Casual Games
Before we get started, we should first talk about what exactly a "casual" game is.
By Scott Bilas, Oberon Media, Inc.
Most of the time, this term is referring to a game that...
...is between 3 and 10 megabytes in size (56K modem users usually won't be able or willing to download anything bigger).
...sells for around $20 in the impulse buy zone. About the same as a CD, or a cheap date.
...works on ancient computers with equally ancient operating systems.
...is exclusively distributed online through channels like MSN or RealArcade.
...has a vastly different audience than retail PC/console games.
...is developed for a fraction of the price and resources as a big retail game.
Also, casual games will frequently have a web-hosted "teaser" that players can play forever for free, with a more full-featured "deluxe" version that is downloadable. The deluxe version is almost always copy protected by the distribution channels, and limited in some way until purchased (often a simple 60 minute timeout). And in many cases, the old shareware model still works, nagging the user with guilt screens to pay.
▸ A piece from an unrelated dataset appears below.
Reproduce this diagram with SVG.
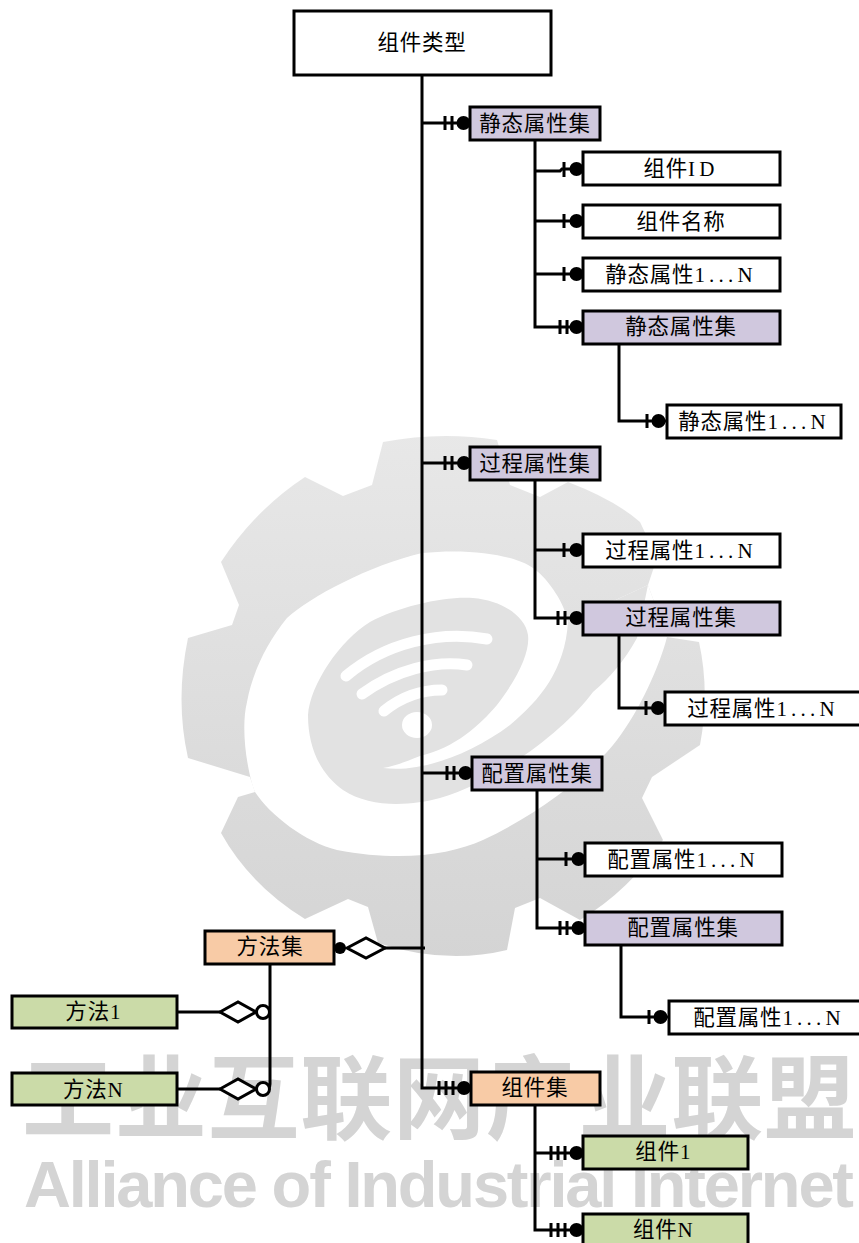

That's a lot of constraints. Most of the time, we're ruling out requiring a 3D card. If there's 40 hours of gameplay, it better reuse a lot of art, because it just won't fit into 5 megs. 8000 lines of voice-overs are out of the question. And forget about using an expensive middleware solution - while dropping $50K on a physics engine in a $10 million Xbox title may be no big deal, it will instantly destroy the budget of a casual game.